American stage and film actress

Stephanie Longfellow (born March 1882) was an American stage and film actress. She started as the understudy of Mabelle Gilman Corey. Her first leading role was as Pert in the 1908 rendition of the play Checkers. She garnered positive reception for her stage performances. She was the grand-niece of the poet Henry Wadsworth Longfellow.

==Career==
After completing school, Longfellow was the understudy of Mabelle Gilman Corey in the play The Runaway Girl. Her later roles were as Susan in When Johnny Comes Marching Home and as Poppy in San Toy. She had ingénue roles in plays for F. F. Proctor Stock Company and the Empire Stock Company in Boston.
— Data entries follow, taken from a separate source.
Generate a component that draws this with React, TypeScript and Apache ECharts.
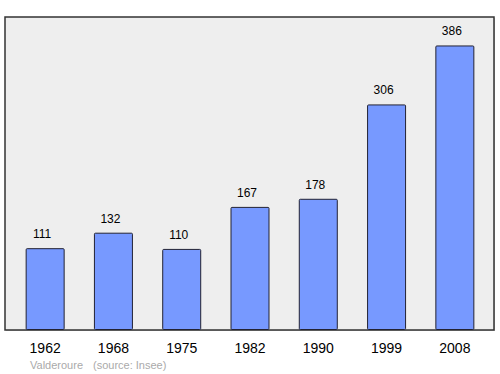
import React, { useEffect, useRef } from "react";
import * as echarts from "echarts";

const years = ["1962", "1968", "1975", "1982", "1990", "1999", "2008"];
const population = [111, 132, 110, 167, 178, 306, 386];
const placeName = "Valderoure";
const sourceText = "(source: Insee)";

export default function App() {
  const ref = useRef<HTMLDivElement>(null);
  useEffect(() => {
    if (!ref.current) return;
    const chart = echarts.init(ref.current, undefined, { renderer: "svg" });
    chart.setOption({
      animation: false,
      backgroundColor: "#ffffff",
      textStyle: { fontFamily: "Liberation Sans" },
      graphic: [
        {
          type: "rect",
          shape: { x: 6, y: 18, width: 489, height: 313 },
          style: { fill: "#cccccc" },
          z: -11,
          silent: true,
        },
        {
          type: "rect",
          shape: { x: 5, y: 17, width: 489, height: 313 },
          style: { fill: "#eeeeee", stroke: "#333333", lineWidth: 1.5 },
          z: -10,
          silent: true,
        },
        {
          type: "text",
          x: 30,
          y: 359,
          style: { text: placeName, fill: "#aaaaaa", fontSize: 11, fontFamily: "Liberation Sans" },
        },
        {
          type: "text",
          x: 93,
          y: 359,
          style: { text: sourceText, fill: "#aaaaaa", fontSize: 11, fontFamily: "Liberation Sans" },
        },
      ],
      grid: { left: 11, right: 11, top: 17, bottom: 44 },
      xAxis: {
        type: "category",
        data: years,
        axisLine: { show: false },
        axisTick: { show: false },
        axisLabel: { color: "#000000", fontSize: 14, margin: 11, fontFamily: "Liberation Sans" },
      },
      yAxis: {
        type: "value",
        min: 0,
        max: 424.6,
        show: false,
        splitLine: { show: false },
      },
      series: [
        {
          type: "bar",
          data: population,
          barWidth: 39,
          itemStyle: { color: "#7799ff", borderColor: "#222233", borderWidth: 1, borderRadius: 1 },
          label: {
            show: true,
            position: "top",
            distance: 8,
            offset: [-3, 0],
            color: "#000000",
            fontSize: 12,
            fontFamily: "Liberation Sans",
          },
        },
      ],
    });
    return () => chart.dispose();
  }, []);
  return <div ref={ref} style={{ width: 500, height: 374, position: "absolute", left: 0, top: 0 }} />;
}
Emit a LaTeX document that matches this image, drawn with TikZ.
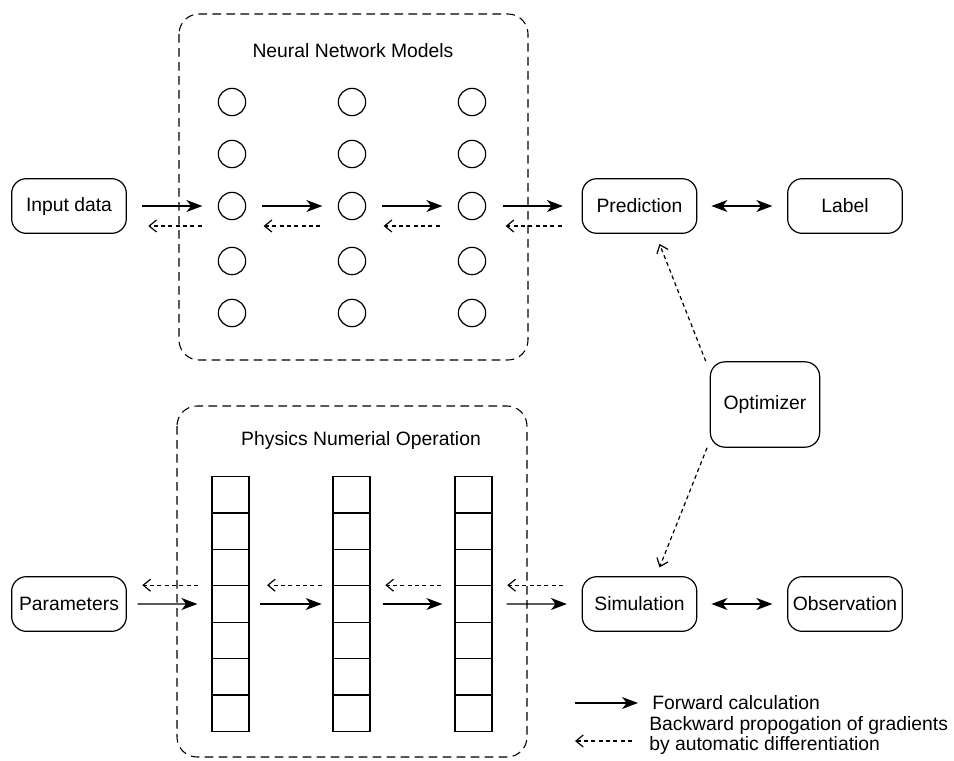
\documentclass[tikz,border=0pt]{standalone}
\usepackage{fontspec}
\setmainfont{Liberation Sans}
\usetikzlibrary{arrows.meta}

\tikzset{
  fwd/.style={-{Stealth[length=12pt,width=9pt,inset=3.5pt]},line width=1pt},
  dbl/.style={{Stealth[length=12pt,width=9pt,inset=3.5pt]}-{Stealth[length=12pt,width=9pt,inset=3.5pt]},line width=1pt},
  bwd/.style={-{Straight Barb[length=5.5pt,width=9pt,line width=0.9pt]},line width=0.9pt,dash pattern=on 3pt off 2.5pt},
  group/.style={line width=0.8pt,dash pattern=on 6.5pt off 4pt,rounded corners=15pt},
}

\begin{document}
\begin{tikzpicture}[x=0.75pt,y=-0.75pt,font=\fontsize{14.5}{15}\selectfont]
\useasboundingbox (0,0) rectangle (954,761);

% dashed frames
\draw[group] (179,14) rectangle (528,360);
\draw[group] (177,406) rectangle (527,757);
\node (T1) at (353,51) {Neural Network Models};
\node (T2) at (361,440) {Physics Numerial Operation};

\begin{scope}[every node/.style={draw,rounded corners=11pt,line width=0.9pt,
              minimum width=86pt,minimum height=41pt,inner sep=2pt}]
    \node (In) at (69,206) {Input data};
    \node (Pr) at (639.5,206) {Prediction};
    \node (Lb) at (845,206) {Label};
    \node (Pa) at (69,604) {Parameters};
    \node (Si) at (639.5,604) {Simulation};
    \node (Ob) at (845,604) {Observation};
    \node[minimum width=82pt,minimum height=64pt] (Op) at (765,404.5) {Optimizer};
\end{scope}

% neurons
\begin{scope}[every node/.style={circle,draw,line width=0.9pt,minimum size=20.5pt,inner sep=0pt}]
    \foreach \x [count=\i] in {232,352,472}
      \foreach \y [count=\j] in {102,154,206,261,313}
        \node (N\i\j) at (\x,\y) {};
\end{scope}

% cells
\begin{scope}[every node/.style={rectangle,draw,line width=0.9pt,minimum width=27.75pt,
              minimum height=27.3pt,inner sep=0pt}]
    \foreach \x [count=\i] in {230.5,351.5,473.5}
      \foreach \j in {1,...,7}
        \node (B\i\j) at (\x,{476.5+36.43*(\j-0.5)}) {};
\end{scope}

% forward
\draw[fwd,shorten <=11.5pt,shorten >=11.5pt] (In) -- (N13);
\draw[fwd,shorten <=12pt,shorten >=11.5pt] (N13) -- (N23);
\draw[fwd,shorten <=12pt,shorten >=11.5pt] (N23) -- (N33);
\draw[fwd,shorten <=12.5pt,shorten >=14pt] (N33) -- (Pr);
\draw[fwd,shorten <=8pt,shorten >=10.5pt] (Pa) -- (B14);
\draw[fwd,shorten <=8pt,shorten >=8pt] (B14) -- (B24);
\draw[fwd,shorten <=9pt,shorten >=9pt] (B24) -- (B34);
\draw[fwd,shorten <=10.5pt,shorten >=11pt] (B34) -- (Si);
\draw[dbl,shorten <=10.5pt,shorten >=11pt] (Pr) -- (Lb);
\draw[dbl,shorten <=10.5pt,shorten >=11pt] (Si) -- (Ob);

% backward
\draw[bwd,shorten <=12pt,shorten >=16pt] ([yshift=-15pt]N13.west) -- ([yshift=-15pt]N13.west -| In.east);
\draw[bwd,shorten <=13pt,shorten >=13pt] ([yshift=-15pt]N23.west) -- ([yshift=-15pt]N23.west -| N13.east);
\draw[bwd,shorten <=13.5pt,shorten >=13pt] ([yshift=-15pt]N33.west) -- ([yshift=-15pt]N33.west -| N23.east);
\draw[bwd,shorten <=15pt,shorten >=14.5pt] ([yshift=-15pt]N33.east -| Pr.west) -- ([yshift=-15pt]N33.east);
\draw[bwd,shorten <=10pt,shorten >=11.5pt] (B14.north west) -- (B14.north west -| Pa.east);
\draw[bwd,shorten <=8pt,shorten >=13pt] (B24.north west) -- (B14.north east);
\draw[bwd,shorten <=10pt,shorten >=11pt] (B34.north west) -- (B24.north east);
\draw[bwd,shorten <=14pt,shorten >=11pt] (B34.north east -| Si.west) -- (B34.north east);
\draw[bwd] ([xshift=-3pt]Op.north west) -- ([xshift=15pt,yshift=-7.5pt]Pr.south);
\draw[bwd] ([xshift=-2pt]Op.south west) -- ([xshift=15pt,yshift=6.5pt]Si.north);

% legend
\node[anchor=west,inner sep=0pt] (L1) at (652,703) {Forward calculation};
\node[anchor=west,inner sep=0pt,align=left] (L2) at (649,735) {Backward propogation of gradients\\by automatic differentiation};
\draw[fwd] ([xshift=-57.75pt]L1.west) -- ([xshift=-10.5pt]L1.west);
\draw[bwd] ([xshift=-12.75pt,yshift=-4.5pt]L2.west) -- ([xshift=-55.5pt,yshift=-4.5pt]L2.west);
\end{tikzpicture}
\end{document}
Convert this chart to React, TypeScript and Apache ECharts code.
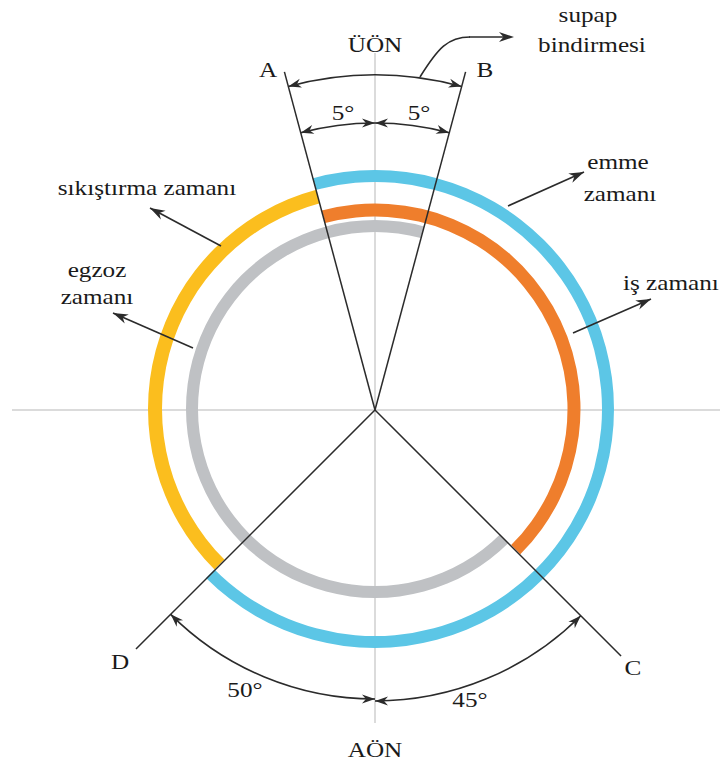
import React, { useEffect, useRef } from "react";
import * as echarts from "echarts";

// ---- data (drawn angles, degrees clockwise from ÜÖN) ----
const strokeNames = ["emme zamanı", "sıkıştırma zamanı", "iş zamanı", "egzoz zamanı"];
const strokeStart = [-15, 225, -15, 135];
const strokeEnd = [225, 345, 135, 375];

const markerLabels = ["A", "B", "C", "D"];
const markerAngles = [345, 15, 135, 225];

const refAxisAngles = [0, 90, 180, 270];
const refLabels = ["ÜÖN", "AÖN"];

const dimLabels = ["", "5°", "5°", "50°", "45°"];
const dimFrom = [-15, -15, 0, 180, 135];
const dimTo = [15, 0, 15, 225, 180];

// ---- layout / style ----
const CX = 375;
const CY = 410;
const strokeRadius = [233, 220, 199, 183];
const strokeWidth = [12, 14, 13, 12];
const strokeColors = ["#5CC6E6", "#FBBE1E", "#EF7E2C", "#BFC1C4"];
const markerLength = [350, 350, 348, 338];
const refAxisLength = [357, 345, 313, 363];
const dimRadius = [335, 287, 287, 289, 291];
const dimLabelPos = [
  [0, 0],
  [343, 113],
  [419, 113],
  [245, 690],
  [470, 700],
];
const markerLabelPos = [
  [268, 70],
  [485, 70],
  [633, 668],
  [120, 662],
];
const refLabelPos = [
  [375, 45],
  [375, 750],
];
const INK = "#2b2b2b";
const FONT = "Liberation Serif, serif";
const FS = 21;
const SX = 1.2;

const rad = (d: number) => (d * Math.PI) / 180;
const polarXY = (r: number, a: number) => [CX + r * Math.sin(rad(a)), CY - r * Math.cos(rad(a))];

function arrowHead(tx: number, ty: number, dx: number, dy: number, L = 13, W = 8) {
  const len = Math.hypot(dx, dy);
  const ux = dx / len;
  const uy = dy / len;
  const nx = -uy;
  const ny = ux;
  return {
    type: "polygon",
    z: 120,
    silent: true,
    shape: {
      points: [
        [tx, ty],
        [tx - L * ux + (W / 2) * nx, ty - L * uy + (W / 2) * ny],
        [tx - 0.7 * L * ux, ty - 0.7 * L * uy],
        [tx - L * ux - (W / 2) * nx, ty - L * uy - (W / 2) * ny],
      ],
    },
    style: { fill: INK },
  };
}

function txt(s: string, x: number, y: number, align = "center") {
  return {
    type: "text",
    x,
    y,
    z: 130,
    scaleX: SX,
    silent: true,
    style: {
      text: s,
      fontFamily: FONT,
      fontSize: FS,
      fill: "#1a1a1a",
      align,
      verticalAlign: "middle",
    },
  };
}

function leader(sx: number, sy: number, tx: number, ty: number) {
  return [
    {
      type: "line",
      z: 115,
      silent: true,
      shape: { x1: sx, y1: sy, x2: tx, y2: ty },
      style: { stroke: INK, lineWidth: 1.6 },
    },
    arrowHead(tx, ty, tx - sx, ty - sy, 15, 10),
  ];
}

export default function App() {
  const ref = useRef<HTMLDivElement>(null);
  useEffect(() => {
    if (!ref.current) return;
    const chart = echarts.init(ref.current, undefined, { renderer: "svg" });

    const norm = (a: number) => ((a % 360) + 360) % 360;

    const ringSeries = strokeNames.map((name, i) => {
      const span = strokeEnd[i] - strokeStart[i];
      const r = strokeRadius[i];
      const w = strokeWidth[i];
      return {
        type: "pie",
        name,
        center: [CX, CY - 1],
        radius: [r - w / 2, r + w / 2],
        startAngle: norm(90 - strokeStart[i]),
        clockwise: true,
        silent: true,
        z: 3,
        label: { show: false },
        labelLine: { show: false },
        emphasis: { disabled: true },
        itemStyle: { borderWidth: 0 },
        data: [
          { name, value: span, itemStyle: { color: strokeColors[i] } },
          { name: "", value: 360 - span, itemStyle: { color: "rgba(0,0,0,0)" } },
        ],
      };
    });

    const axisSeries = refAxisAngles.map((a, i) => ({
      type: "line",
      coordinateSystem: "polar",
      symbol: "none",
      silent: true,
      z: 1,
      lineStyle: { color: "#cfcfcf", width: 1.5 },
      data: [
        [0, a],
        [refAxisLength[i], a],
      ],
    }));

    const markerSeries = markerLabels.map((m, i) => ({
      type: "line",
      name: m,
      coordinateSystem: "polar",
      symbol: "none",
      silent: true,
      z: 10,
      lineStyle: { color: INK, width: 1.5 },
      data: [
        [0, markerAngles[i]],
        [markerLength[i], markerAngles[i]],
      ],
    }));

    const graphics: any[] = [];
    // dimension arcs
    dimFrom.forEach((from, i) => {
      const to = dimTo[i];
      const r = dimRadius[i];
      graphics.push({
        type: "arc",
        z: 110,
        silent: true,
        shape: { cx: CX, cy: CY, r, startAngle: rad(from - 90), endAngle: rad(to - 90), clockwise: true },
        style: { stroke: INK, lineWidth: 1.6, fill: null },
      });
      const [x1, y1] = polarXY(r, from);
      graphics.push(arrowHead(x1, y1, -Math.cos(rad(from)), -Math.sin(rad(from)), 13, 9));
      const [x2, y2] = polarXY(r, to);
      graphics.push(arrowHead(x2, y2, Math.cos(rad(to)), Math.sin(rad(to)), 13, 9));
      if (dimLabels[i]) graphics.push(txt(dimLabels[i], dimLabelPos[i][0], dimLabelPos[i][1]));
    });

    // supap bindirmesi leader
    graphics.push({
      type: "bezierCurve",
      z: 115,
      silent: true,
      shape: { x1: 420, y1: 77, cpx1: 438, cpy1: 48, cpx2: 448, cpy2: 37, x2: 470, y2: 37 },
      style: { stroke: INK, lineWidth: 1.6, fill: null },
    });
    graphics.push({
      type: "line",
      z: 115,
      silent: true,
      shape: { x1: 469, y1: 37, x2: 505, y2: 37 },
      style: { stroke: INK, lineWidth: 1.6 },
    });
    graphics.push(arrowHead(514, 37, 1, 0, 15, 10));
    graphics.push(txt("supap", 588, 15));
    graphics.push(txt("bindirmesi", 592, 45));

    // stroke leaders and labels
    graphics.push(...leader(221, 246, 150, 208));
    graphics.push(txt(strokeNames[1], 147, 188));
    graphics.push(...leader(193, 348, 113, 313));
    graphics.push(txt("egzoz", 97, 270));
    graphics.push(txt("zamanı", 97, 297));
    graphics.push(...leader(508, 206, 584, 172));
    graphics.push(txt("emme", 618, 162));
    graphics.push(txt("zamanı", 620, 194));
    graphics.push(...leader(573, 333, 651, 299));
    graphics.push(txt(strokeNames[2], 623, 283, "left"));

    markerLabels.forEach((m, i) => graphics.push(txt(m, markerLabelPos[i][0], markerLabelPos[i][1])));
    refLabels.forEach((m, i) => graphics.push(txt(m, refLabelPos[i][0], refLabelPos[i][1])));

    chart.setOption({
      animation: false,
      backgroundColor: "#ffffff",
      polar: { center: [CX, CY], radius: 400 },
      angleAxis: {
        type: "value",
        min: 0,
        max: 360,
        startAngle: 90,
        clockwise: true,
        show: false,
      },
      radiusAxis: { type: "value", min: 0, max: 400, show: false },
      series: [...axisSeries, ...ringSeries, ...markerSeries],
      graphic: { elements: graphics },
    });

    return () => chart.dispose();
  }, []);

  return <div ref={ref} style={{ width: 720, height: 766, position: "absolute", left: 0, top: 0 }} />;
}
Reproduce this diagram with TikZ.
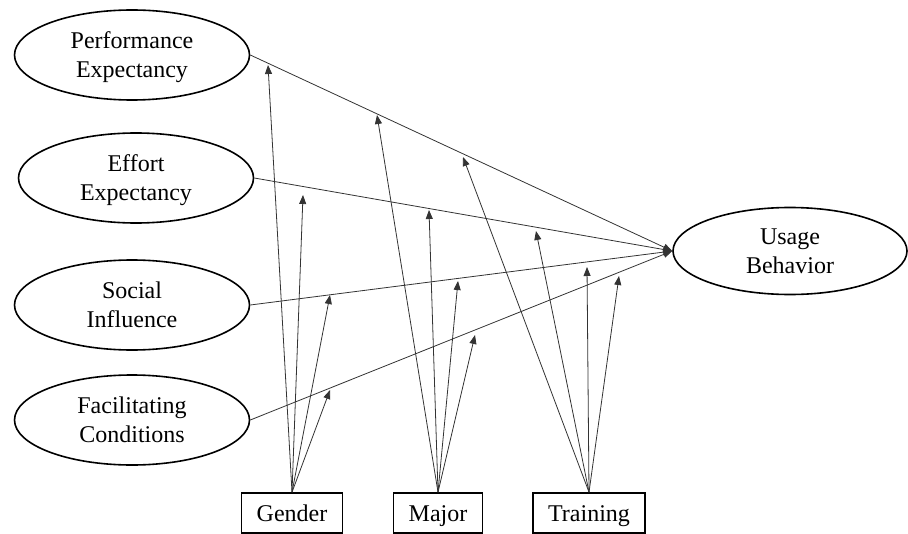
\documentclass[tikz,border=0pt]{standalone}
\usepackage{fontspec}
\setmainfont{Liberation Serif}
\usetikzlibrary{arrows.meta,shapes.geometric}

\begin{document}
\begin{tikzpicture}[
    x=0.5pt, y=-0.5pt,
    latent/.style={draw, ellipse, line width=0.8pt, inner sep=0pt,
                   minimum width=117.5pt, minimum height=45pt,
                   align=center, text depth=0pt,
                   font=\fontsize{12}{14.5}\selectfont},
    moder/.style={draw, rectangle, line width=0.8pt,
                  inner xsep=7.5pt, inner ysep=0pt, minimum height=20pt,
                  text height=8pt, text depth=0pt,
                  font=\fontsize{12}{14.5}\selectfont},
    arr/.style={-{Triangle[length=4.5pt,width=3.5pt]}, line width=0.4pt, draw=black!80}
]
\useasboundingbox (0,0) rectangle (908,534);

% Construits (gauche)
\node[latent] (pe) at (132, 55)  {Performance\\Expectancy};
\node[latent] (ee) at (136, 178) {Effort\\Expectancy};
\node[latent] (si) at (132, 305) {Social\\Influence};
\node[latent] (fc) at (132, 420) {Facilitating\\Conditions};

% Variable dependante
\node[latent, minimum width=117pt, minimum height=43.5pt] (ub) at (790, 251) {Usage\\Behavior};

% Moderateurs
\node[moder] (gen) at (292, 513) {Gender};
\node[moder] (maj) at (438, 513) {Major};
\node[moder] (tra) at (589, 513) {Training};

% Chemins principaux
\draw[arr] (pe.east) -- (ub.west);
\draw[arr] (ee.east) -- (ub.west);
\draw[arr] (si.east) -- (ub.west);
\draw[arr] (fc.east) -- (ub.west);

% Points de moderation
\coordinate (g1) at (268, 65);
\coordinate (g2) at (303, 195);
\coordinate (g3) at (330, 295);
\coordinate (g4) at (330, 390);
\coordinate (m1) at (377, 115);
\coordinate (m2) at (429, 210);
\coordinate (m3) at (458, 281);
\coordinate (m4) at (475, 335);
\coordinate (t1) at (463, 157);
\coordinate (t2) at (536, 231);
\coordinate (t3) at (587, 267);
\coordinate (t4) at (619, 276);

% Gender
\draw[arr] (gen.north) -- (g1);
\draw[arr] (gen.north) -- (g2);
\draw[arr] (gen.north) -- (g3);
\draw[arr] (gen.north) -- (g4);

% Major
\draw[arr] (maj.north) -- (m1);
\draw[arr] (maj.north) -- (m2);
\draw[arr] (maj.north) -- (m3);
\draw[arr] (maj.north) -- (m4);

% Training
\draw[arr] (tra.north) -- (t1);
\draw[arr] (tra.north) -- (t2);
\draw[arr] (tra.north) -- (t3);
\draw[arr] (tra.north) -- (t4);
\end{tikzpicture}
\end{document}
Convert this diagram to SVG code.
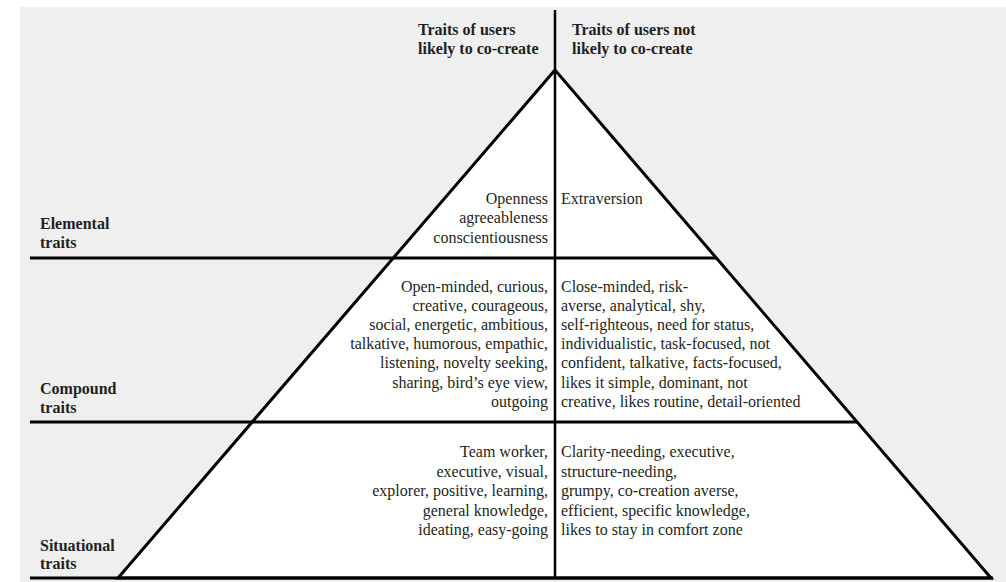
<svg xmlns="http://www.w3.org/2000/svg" width="1006" height="582" viewBox="0 0 1006 582">
<style>
.bg{fill:#efefef}
.ln{stroke:#000;stroke-width:3;fill:none}
.tri{fill:#fff;stroke:#000;stroke-width:3;stroke-linejoin:miter}
.t{font-family:"Liberation Serif",serif;font-size:16px;fill:#231f20}
.b{font-family:"Liberation Serif",serif;font-size:16px;font-weight:bold;fill:#231f20}
.r{text-anchor:end}
</style>
<rect class="bg" x="20" y="7" width="986" height="575"/>
<g id="pyramid">
<polygon class="tri" points="555,70 118,578 991,578"/>
</g>
<g id="connectors">
<line class="ln" x1="30" y1="258" x2="716" y2="258"/>
<line class="ln" x1="30" y1="422" x2="857" y2="422"/>
<line class="ln" x1="30" y1="578" x2="993" y2="578"/>
<line class="ln" x1="555" y1="10" x2="555" y2="578" style="stroke-width:2.5"/>
</g>
<g id="header-left">
<text class="b" x="418" y="35">Traits of users</text>
<text class="b" x="418" y="54">likely to co-create</text>
</g>
<g id="header-right">
<text class="b" x="572" y="35">Traits of users not</text>
<text class="b" x="572" y="54">likely to co-create</text>
</g>
<g id="label-elemental">
<text class="b" x="40" y="229">Elemental</text>
<text class="b" x="40" y="248">traits</text>
</g>
<g id="label-compound">
<text class="b" x="40" y="394">Compound</text>
<text class="b" x="40" y="413">traits</text>
</g>
<g id="label-situational">
<text class="b" x="40" y="551">Situational</text>
<text class="b" x="40" y="569">traits</text>
</g>
<g id="elemental-likely">
<text class="t r" x="548" y="204">Openness</text>
<text class="t r" x="548" y="223">agreeableness</text>
<text class="t r" x="548" y="243">conscientiousness</text>
</g>
<g id="elemental-not">
<text class="t" x="561" y="204">Extraversion</text>
</g>
<g id="compound-likely">
<text class="t r" x="548" y="292">Open-minded, curious,</text>
<text class="t r" x="548" y="311">creative, courageous,</text>
<text class="t r" x="548" y="330">social, energetic, ambitious,</text>
<text class="t r" x="548" y="349">talkative, humorous, empathic,</text>
<text class="t r" x="548" y="368">listening, novelty seeking,</text>
<text class="t r" x="548" y="388">sharing, bird’s eye view,</text>
<text class="t r" x="548" y="407">outgoing</text>
</g>
<g id="compound-not">
<text class="t" x="561" y="292">Close-minded, risk-</text>
<text class="t" x="561" y="311">averse, analytical, shy,</text>
<text class="t" x="561" y="330">self-righteous, need for status,</text>
<text class="t" x="561" y="349">individualistic, task-focused, not</text>
<text class="t" x="561" y="368">confident, talkative, facts-focused,</text>
<text class="t" x="561" y="388">likes it simple, dominant, not</text>
<text class="t" x="561" y="407">creative, likes routine, detail-oriented</text>
</g>
<g id="situational-likely">
<text class="t r" x="548" y="457">Team worker,</text>
<text class="t r" x="548" y="477">executive, visual,</text>
<text class="t r" x="548" y="496">explorer, positive, learning,</text>
<text class="t r" x="548" y="516">general knowledge,</text>
<text class="t r" x="548" y="535">ideating, easy-going</text>
</g>
<g id="situational-not">
<text class="t" x="561" y="457">Clarity-needing, executive,</text>
<text class="t" x="561" y="477">structure-needing,</text>
<text class="t" x="561" y="496">grumpy, co-creation averse,</text>
<text class="t" x="561" y="516">efficient, specific knowledge,</text>
<text class="t" x="561" y="535">likes to stay in comfort zone</text>
</g>
</svg>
Longfellow was in the play The Cow Puncher from 1906 to 1907. Her first leading role was as Pert in the 1908 rendition of the play Checkers. She played the thief Nance Olden in the 1909 play In the Bishop's Carriage which was, at the time, "one of the most novel and difficult roles known to contemporary drama". The Quad-City Times wrote that Longfellow made the character "exceedingly fascinating". The Harrisburg Daily Independent wrote that "it would be difficult to find another actress as capable to fill this exacting part". Portage Daily Democrat, in a review of the 1909 play Graustark, said that Longfellow was "herself a leading lady of the younger generation of more than ordinary ability". The Waukegan News-Sun said of her role in Graustark, "In the part of Princess Yetive, the role necessitates the services of an artist who combines dignity, humor, pathos, etc. These Miss Longfellow possesses in a high degree". Longfellow also acted in over a dozen silent films.

==Personal life==
Longfellow was born in Boston, Massachusetts, and attended school there. She later attended Woodside and Mt. St. Vincent in New York. Longfellow was known for writing poems while attending school. After she completed school, Longfellow began training to become a singer. Due to her poetry recitation, she received an offer to become an actress. Longfellow said of her grand-uncle Henry Wadsworth Longfellow, "I sometimes wish I had been born just plain 'Miss Nobody' and then I could make a name all by myself". She also said, "I am proud of my name, proud of the man who made it so great. The poet, you know, is only my grand-uncle. Not very close, is it?"